# Mississippi River rock as substrate



## Dooner (Mar 10, 2019)

I set up a 40 gallon breeder tank using the above as substrate. No sand or gravel. I thought it would be easier to clean. Well, it is not. Lots of stuff (don't know what it is..clumps of poop from two fish with food) gathers under and around the rocks. I have to manually move them around to suck up the stuff. How about just piling up the rocks in a couple places and leaving the rest as plain glass? I would then just suck around the piles and just deconstruct the piles once in a while. Any thoughts? The river rocks are 3-5 inch semi flat colored stones.


----------



## cyclonecichlids (Sep 7, 2019)

Not a very good substrate. Sand works better and allows for beneficial bacteria to live and digest fish poop. Also, your tank will look cleaner because you won't have poop laying around in plain sight. I would get rid of the rocks altogether. Keep some large stones, build small cave-like structures out of them.

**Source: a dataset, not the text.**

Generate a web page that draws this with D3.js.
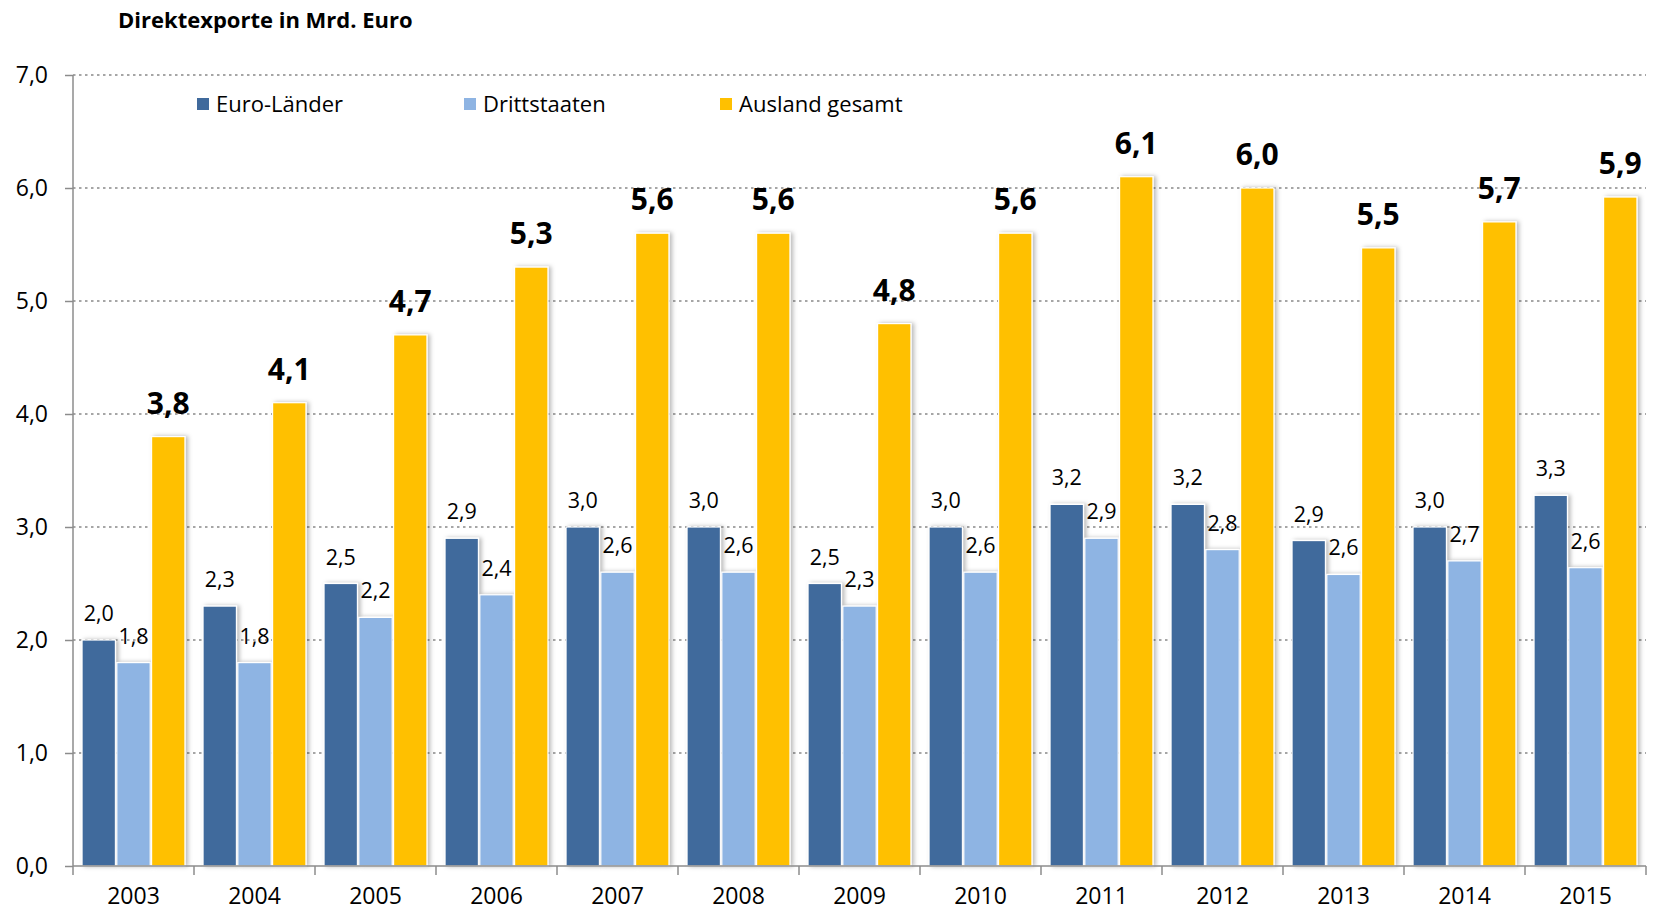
<html>
  <head>
    <title>Direktexporte</title>
    <script src="https://d3js.org/d3.v7.min.js"></script>
    <style>
      body { margin: 0; background: #fff; font-family: "Open Sans", sans-serif; }
      svg text { fill: #000; }
    </style>
  </head>
  <body>
    <svg width="1654" height="912"></svg>
    <script>
      // data
      var years = ["2003","2004","2005","2006","2007","2008","2009","2010","2011","2012","2013","2014","2015"];
      var euroLaender = [2.0, 2.3, 2.5, 2.9, 3.0, 3.0, 2.5, 3.0, 3.2, 3.2, 2.88, 3.0, 3.28];
      var drittstaaten = [1.8, 1.8, 2.2, 2.4, 2.6, 2.6, 2.3, 2.6, 2.9, 2.8, 2.58, 2.7, 2.64];
      var auslandGesamt = [3.8, 4.1, 4.7, 5.3, 5.6, 5.6, 4.8, 5.6, 6.1, 6.0, 5.47, 5.7, 5.92];
      var yTicks = [0, 1, 2, 3, 4, 5, 6, 7];

      var seriesNames = ["Euro-Länder", "Drittstaaten", "Ausland gesamt"];
      var seriesColors = ["#406A9C", "#8EB4E3", "#FFC000"];
      var seriesValues = [euroLaender, drittstaaten, auslandGesamt];

      var svg = d3.select("svg");
      // plot edges (window.top is reserved, so use own names)
      var pLeft = 73, pRight = 1646, pTop = 75, pBottom = 866;

      var x = d3.scaleBand().domain(years).range([pLeft, pRight]).paddingInner(0).paddingOuter(0);
      var xInner = d3.scaleBand().domain([0, 1, 2]).range([0, x.bandwidth()]).paddingOuter(0.26).paddingInner(0.04);
      var y = d3.scaleLinear().domain([0, 7]).range([pBottom, pTop]);
      var fmt = function(v){ return d3.format(".1f")(v).replace(".", ","); };

      // shadow filter
      var defs = svg.append("defs");
      var f = defs.append("filter").attr("id", "sh").attr("x", "-20%").attr("y", "-5%").attr("width", "150%").attr("height", "110%");
      f.append("feDropShadow").attr("dx", 2.5).attr("dy", 0).attr("stdDeviation", 2)
        .attr("flood-color", "#000").attr("flood-opacity", 0.28);

      // title
      svg.append("text").attr("x", 118).attr("y", 28)
        .style("font-weight", "bold").style("font-size", "22px")
        .text("Direktexporte in Mrd. Euro");

      // grid
      svg.append("g").selectAll("line").data(yTicks.filter(function(d){ return d > 0; }))
        .join("line")
        .attr("x1", pLeft).attr("x2", pRight)
        .attr("y1", function(d){ return y(d); }).attr("y2", function(d){ return y(d); })
        .attr("stroke", "#a6a6a6").attr("stroke-width", 2).attr("stroke-dasharray", "2.5,3.5");

      // y axis
      var yAxis = d3.axisLeft(y).tickValues(yTicks).tickSize(8).tickPadding(17).tickFormat(fmt);
      var ya = svg.append("g").attr("transform", "translate(" + pLeft + ",0)").call(yAxis);
      ya.select(".domain").attr("stroke", "#8c8c8c").attr("stroke-width", 1.5).attr("d", "M0," + pTop + "V" + pBottom);
      ya.selectAll(".tick line").attr("stroke", "#8c8c8c").attr("stroke-width", 1.5);
      ya.selectAll(".tick text").style("font-size", "23px").style("font-family", "Open Sans").attr("fill", "#000");

      // bars
      var groups = svg.append("g").selectAll("g").data(years).join("g")
        .attr("transform", function(d){ return "translate(" + x(d) + ",0)"; });

      seriesValues.forEach(function(vals, s){
        groups.append("rect")
          .attr("x", xInner(s))
          .attr("width", xInner.bandwidth())
          .attr("y", function(d, i){ return y(vals[i]); })
          .attr("height", function(d, i){ return pBottom - y(vals[i]); })
          .attr("fill", seriesColors[s])
          .attr("stroke", "#fff").attr("stroke-width", 1.2)
          .attr("filter", "url(#sh)");
      });

      // x axis
      var xa = svg.append("g").attr("transform", "translate(0," + pBottom + ")");
      xa.append("line").attr("x1", pLeft).attr("x2", pRight).attr("stroke", "#8c8c8c").attr("stroke-width", 1.5);
      xa.selectAll(".sep").data(d3.range(years.length + 1)).join("line")
        .attr("x1", function(i){ return pLeft + i * x.step(); })
        .attr("x2", function(i){ return pLeft + i * x.step(); })
        .attr("y1", 0).attr("y2", 9)
        .attr("stroke", "#8c8c8c").attr("stroke-width", 1.5);
      xa.selectAll(".yl").data(years).join("text")
        .attr("x", function(d){ return x(d) + x.bandwidth() / 2; })
        .attr("y", 38)
        .attr("text-anchor", "middle")
        .style("font-size", "23px")
        .text(function(d){ return d; });

      // value labels
      groups.append("text")
        .attr("x", xInner(0) + xInner.bandwidth() / 2)
        .attr("y", function(d, i){ return y(euroLaender[i]) - 19; })
        .attr("text-anchor", "middle").style("font-size", "21.5px")
        .text(function(d, i){ return fmt(euroLaender[i]); });
      groups.append("text")
        .attr("x", xInner(1) + xInner.bandwidth() / 2)
        .attr("y", function(d, i){ return y(drittstaaten[i]) - 19; })
        .attr("text-anchor", "middle").style("font-size", "21.5px")
        .text(function(d, i){ return fmt(drittstaaten[i]); });
      groups.append("text")
        .attr("x", xInner(2) + xInner.bandwidth() / 2)
        .attr("y", function(d, i){ return y(auslandGesamt[i]) - 23; })
        .attr("text-anchor", "middle").style("font-size", "30px").style("font-weight", "bold")
        .text(function(d, i){ return fmt(auslandGesamt[i]); });

      // legend
      var legX = [197, 464, 720];
      var leg = svg.append("g").selectAll("g").data(seriesNames).join("g")
        .attr("transform", function(d, i){ return "translate(" + legX[i] + ",98)"; });
      leg.append("rect").attr("width", 12).attr("height", 12).attr("fill", function(d, i){ return seriesColors[i]; });
      leg.append("text").attr("x", 19).attr("y", 14).style("font-size", "22px").text(function(d){ return d; });
    </script>
  </body>
</html>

Toss the rest. Keeping stones on the glass is also not a very safe thing.


----------



## Dooner (Mar 10, 2019)

I ended up removing about half the stones and then added Caribbean aragonite. Looks nice. I placed the larger river rocks in several piles. The poop culprit was the pleco. I may move him to a different tank. The gravel/sand is really easy to vacuum. The bonus is the aragonite was on sale online at Petco. The fry are surprisingly easier to see against the argonite versus the bare glass.


----------



## spn1025 (Jun 23, 2019)

I used rocks too, combined with large gravel (turtle rocks?)


----------